Of my mother’s two daughters and four sons, I’m the oldest and the last one standing.

Family togetherness, insofar as I was concerned, was gone with the wind shortly after niece was made off-limits to me. There was too much drama, backbiting, all manner of behaviors I don’t involve myself with and expecting my role in the family to be that of an enabler. Family just became too much of a drain and, in order to focus on raising my own two daughters, I had to separate myself, go my own way, let others go their way. Of course I was vilified as stuck up and the Black Sheep for doing so, but hey … the proof is in the pudding, look who’s still here.

Judging from all the facebook postings, my brother’s and sister’s children look to be a tight-knit group with the goal to bring all family members back into the fold “for the sake of our children”.

Guess that means they want their children to know their relatives and where they come from.
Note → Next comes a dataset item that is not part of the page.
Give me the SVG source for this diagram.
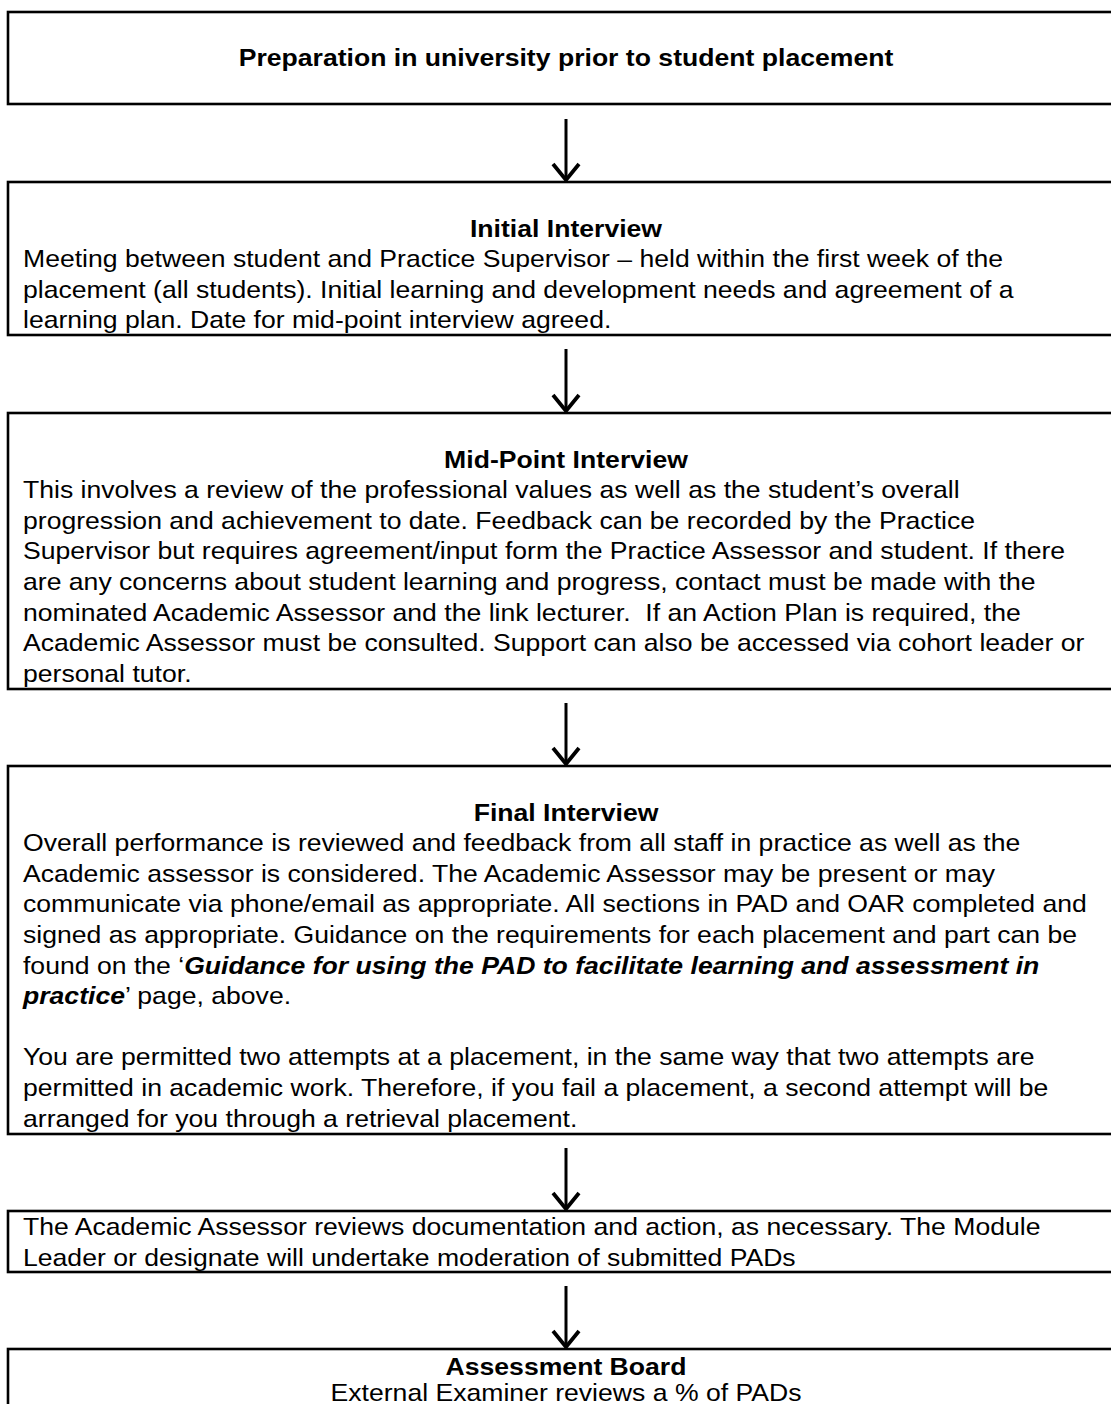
<svg xmlns="http://www.w3.org/2000/svg" width="1111" height="1404" viewBox="0 0 1111 1404">
<style>
.box{fill:#fff;stroke:#000;stroke-width:2.6}
.t{font-family:"Liberation Sans",Arial,sans-serif;font-size:24px;fill:#000}
.b{font-weight:bold}
.c{text-anchor:middle}
.bi{font-weight:bold;font-style:italic}
.con{stroke:#000;stroke-width:3;fill:none}
</style>
<defs>
<marker id="ah" markerUnits="userSpaceOnUse" markerWidth="24" markerHeight="30" refX="19" refY="15" orient="auto" viewBox="0 0 24 30">
<polyline points="3,2 19,15 3,28" fill="none" stroke="#000" stroke-width="3.8" stroke-linejoin="miter"/>
</marker>
</defs>
<rect width="1111" height="1404" fill="#fff"/>
<g id="connectors">
<line class="con" x1="566" y1="119" x2="566" y2="180" marker-end="url(#ah)"/>
<line class="con" x1="566" y1="349" x2="566" y2="411" marker-end="url(#ah)"/>
<line class="con" x1="566" y1="703" x2="566" y2="764" marker-end="url(#ah)"/>
<line class="con" x1="566" y1="1148" x2="566" y2="1209" marker-end="url(#ah)"/>
<line class="con" x1="566" y1="1286" x2="566" y2="1347" marker-end="url(#ah)"/>
</g>
<g id="n1">
<rect class="box" x="8" y="12" width="1120" height="92"/>
<g transform="scale(1.1083,1)">
<text class="t b c" x="510.7" y="66.5">Preparation in university prior to student placement</text>
</g>
</g>
<g id="n2">
<rect class="box" x="8" y="182" width="1120" height="153"/>
<g transform="scale(1.1083,1)">
<text class="t b c" x="510.7" y="236.6">Initial Interview</text>
<text class="t" x="20.75" y="267.2">Meeting between student and Practice Supervisor – held within the first week of the</text>
<text class="t" x="20.75" y="297.8">placement (all students). Initial learning and development needs and agreement of a</text>
<text class="t" x="20.75" y="328.4">learning plan. Date for mid-point interview agreed.</text>
</g>
</g>
<g id="n3">
<rect class="box" x="8" y="413" width="1120" height="276"/>
<g transform="scale(1.1083,1)">
<text class="t b c" x="510.7" y="467.6">Mid-Point Interview</text>
<text class="t" x="20.75" y="498.2">This involves a review of the professional values as well as the student’s overall</text>
<text class="t" x="20.75" y="528.8">progression and achievement to date. Feedback can be recorded by the Practice</text>
<text class="t" x="20.75" y="559.4">Supervisor but requires agreement/input form the Practice Assessor and student. If there</text>
<text class="t" x="20.75" y="590">are any concerns about student learning and progress, contact must be made with the</text>
<text class="t" x="20.75" y="620.6" xml:space="preserve">nominated Academic Assessor and the link lecturer.  If an Action Plan is required, the</text>
<text class="t" x="20.75" y="651.2">Academic Assessor must be consulted. Support can also be accessed via cohort leader or</text>
<text class="t" x="20.75" y="681.8">personal tutor.</text>
</g>
</g>
<g id="n4">
<rect class="box" x="8" y="766" width="1120" height="368"/>
<g transform="scale(1.1083,1)">
<text class="t b c" x="510.7" y="820.6">Final Interview</text>
<text class="t" x="20.75" y="851.2">Overall performance is reviewed and feedback from all staff in practice as well as the</text>
<text class="t" x="20.75" y="881.8">Academic assessor is considered. The Academic Assessor may be present or may</text>
<text class="t" x="20.75" y="912.4">communicate via phone/email as appropriate. All sections in PAD and OAR completed and</text>
<text class="t" x="20.75" y="943">signed as appropriate. Guidance on the requirements for each placement and part can be</text>
<text class="t" x="20.75" y="973.6">found on the ‘<tspan class="bi">Guidance for using the PAD to facilitate learning and assessment in</tspan></text>
<text class="t" x="20.75" y="1004.2"><tspan class="bi">practice</tspan>’ page, above.</text>
<text class="t" x="20.75" y="1065.4">You are permitted two attempts at a placement, in the same way that two attempts are</text>
<text class="t" x="20.75" y="1096">permitted in academic work. Therefore, if you fail a placement, a second attempt will be</text>
<text class="t" x="20.75" y="1126.6">arranged for you through a retrieval placement.</text>
</g>
</g>
<g id="n5">
<rect class="box" x="8" y="1211" width="1120" height="61"/>
<g transform="scale(1.1083,1)">
<text class="t" x="20.75" y="1235.5">The Academic Assessor reviews documentation and action, as necessary. The Module</text>
<text class="t" x="20.75" y="1266">Leader or designate will undertake moderation of submitted PADs</text>
</g>
</g>
<g id="n6">
<rect class="box" x="8" y="1349" width="1120" height="80"/>
<g transform="scale(1.1083,1)">
<text class="t b c" x="510.7" y="1375">Assessment Board</text>
<text class="t c" x="510.7" y="1401.5">External Examiner reviews a % of PADs</text>
</g>
</g>
</svg>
Even though this is a different generation, I’m leery of history repeating itself with “drama, backbiting, behaviors I don’t involve myself with and saddling me with expectations”. So, I have no desire to be brought back into the fold, but still have a soft spot for that favorite niece, as the baby she was. So much so that I promised myself to meet up with her at least once before I leave this earth. Also, one of niece’s brothers had a heart attack not too long ago, so I’d better check-in before they start joining their ancestors.

I would have loved to have gone to last year’s bash, but declined because the drive was too long and the event at night.

The drive is still too long, the event is still at night but, curious to see everybody all grown up and, in turn, let them see how well-preserved I am, I decided to book a hotel near the event and drive up earlier in the day.

I’m sure there’s a good reason for the short notice, probably financial in that she wasn’t sure she could swing a bash this year but, at any rate, none of us knows what another year will bring, so I'm not chancing another year to check a meet-up off my bucket list. I’m outta here tomorrow on an overnight that doesn’t include a 5K.